The most elegant negotiation between the two phrases is somewhat abstract. In short, Perry connects A and B such that there are smooth ‘modulations’ between their respective pitch paradigms. To observe this, let us consider the progression from A to B and back again. First, A traces a complete B♭ minor pentatonic scale, opening with the upper neighbor figure SD4–5–4 and then descending SD(4–)3–2–1. All of this motion is by scalar step. It's worth noting that a feature of the minor pentatonic scale is that the fourths above SD1 and SD4 are of the same quality, m3 + M2 (e.g., B♭–D♭–E♭ and F–A♭–B♭). This relationship is emphasized somewhat in A in terms of the similar emphasis given to B♭–D♭ and F–A♭. But it plays a more important role in the ‘modulation’ to the functional tonality of B. The lead-in to B is a stuttering of A-2, which consists of the fourth over B♭ stuttered a couple times (E♭–D♭–B♭, or SD3–2–1). The first measure of B—in a manner that is supported by the rhythmic symmetry noted above—picks up this thread of melodic thought by outlining the upper fourth (F–A♭–B♭), but with the substitution of A♮ for A♭. The effect of this is—as we have seen in discussing B as a compound melody—is to obliterate the sense of the pitches as adjacent scale degrees in a pentatonic scheme, and instead cast them as members of a diatonic fourth, from which G♭/♮ is missing (i.e., F–A♮ is now a skip rather than a scalar step). Thus, by way of chromatic inflection the first measure of B reinterprets in a contrasting pitch paradigm the second measure of A. The return to the pentatonicism of A is also effected with some subtlety. Upon hearing the F–A♭–F that opens A, we can't help but hear this as a continuation of the two unfolded lines of B. That is, it registers initially not as SD4–5–4 in B♭ minor pentatonic, but as part of the lines B♭–A♮–A♭ (upper) and F–E♭–F (lower). By the time B♭ is reached at the end of the phrase though, it's clear that we're back in pentatonic territory, and that the F–A♭ dyad was functioning as something of a paradigmatic pivot. Overall, in moving between the phrases Perry highlights intervallic relationships that mean one thing in A and another in B.

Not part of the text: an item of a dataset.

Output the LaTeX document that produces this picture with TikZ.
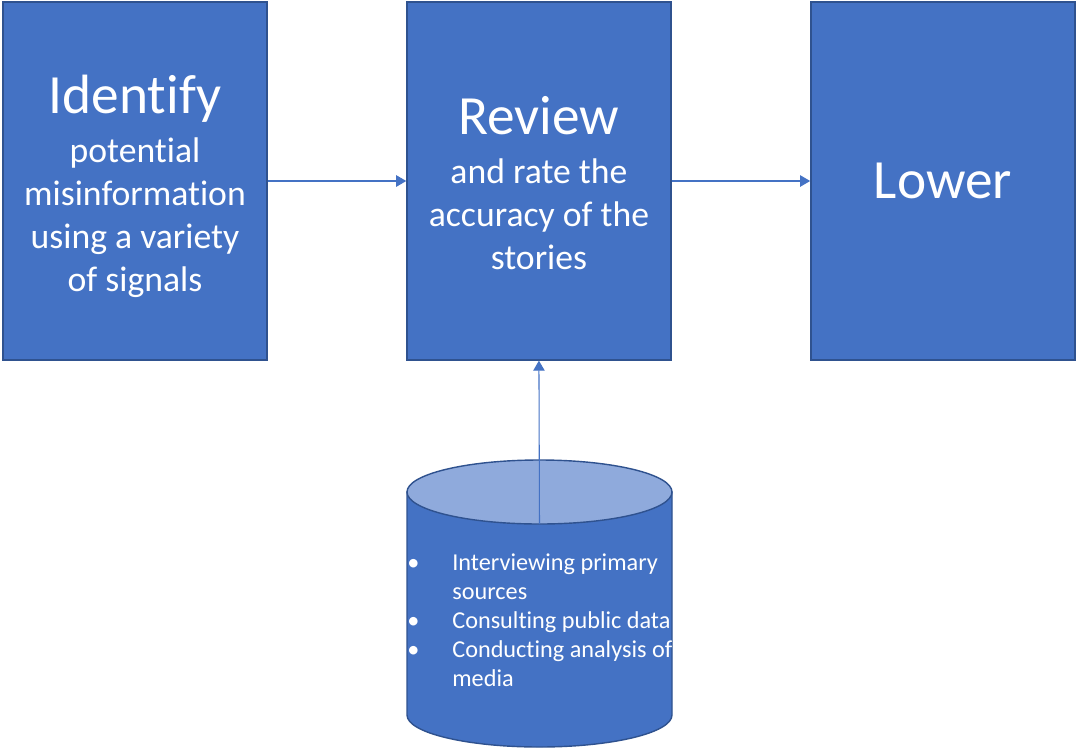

There's probably some stuff to be said about the other parts of the song, but the verse melody is where I think the real art is in “Dark Horse.” One broad point that I'd like to bring up relates to the fact that the chorus revisits the SFCP-like chord progression of the introduction (or, considered the other way, the introduction was a foreshadowing of the chorus). While the verse is virtually monophonic (in that the instrumental texture scarcely achieves a more than drone-like significance) and harmonically static (B is harmonically dynamic, but only in brief contrast to the normative and pentatonic A), the chorus is homophonic, with a vocal line supported by explicit chord changes throughout. Thus, the contrast between static pentatonicism and functionally tonal (and dynamic) diatonicism that exists within the verse also exists at the higher hierarchical level of verse and chorus. Within the chorus we may also find this sort of fractalesque self-similarity, in that the progression VI–III–i–VI—as a cousin of the SFCP—is characterized by an ambiguity between functional tonality (when heard in the major) and pentatonic thinking (particularly in the root motion D♭–A♭–B♭).
Ultimately I think that the real appeal of this song is that it actively engages the pentatonic-tonal dialectic that sits at the heart of American popular music, rather than just passively accepting it. In this respect “Dark Horse” has an almost Mozartean quality. Sadly, after this song was over, it was back to the Salieris.
 Hirsh justifies the term, which at first glance may seem misogynistic, by claiming that he first noticed it being used in 1998 by “Lilith Fair types baring their souls for all to see” (which I guess could itself be taken as misogynistic, but whatever; it seems to be the only term in circulation).
 I'm not really sure who to credit as the “composer” of “Dark Horse” since Wikipedia lists multiple writers, but the impression I get from an MTV article on the song is that Perry and a friend wrote everything that I will be discussing. For this reason I'll just refer to Perry as the composer.
 Note that the phrases as transcribed—including A-2—are often varied superficially to suit the text. Also note that in the actual song the dotted half-note F in the A phrase in fact droops down to E♭ within the first measure, but I didn't transcribe this because it seemed to me more an expressive gesture than part of the melodic content in a Platonic sense.
 I'm using “diatonic” here to mean the seven-note diatonic scale, not more broadly in the sense of anything that can be derived from that scale.
 The Wikipedia article on “octave species” provides a pretty good crash course. I'm no expert on ancient music theory but there is an old tradition of dividing the octave into species of fourth (diatesseron) and fifth (diapente). Indeed, the species of fourth and fifth are the constructive modules in terms of which the eight “ecclesiastical” modes were (originally, I think) conceived, a lower fifth and upper fourth forming an authentic mode and a lower fourth and upper fifth forming a plagal mode. This way of thinking about the octave is reflected in practice as far back as the Seikilos epitaph, which spans an E octave, stressing mostly the upper fifth A–E and cadencing with the lower fourth E–A. A less ancient example may be observed in the opening line of Victoria's motet “O magnum mysterium” (c. 1570): lower fifth (“O magnum mysterium”), upper fourth (“et admirabile sacra[men]–”), lower fifth (“–mentum”).
 One could also hear a degree of symmetry within A: [88–4]+[sustain] | [sustain]+[88–4]. The pitches only heighten this hearing in that the 88–4's both emphasize minor thirds over the structural pitches F and B♭. Note that this interpretation hinges on the perception of the quarter E♭'s as equivalent on some level to a sustained pitch.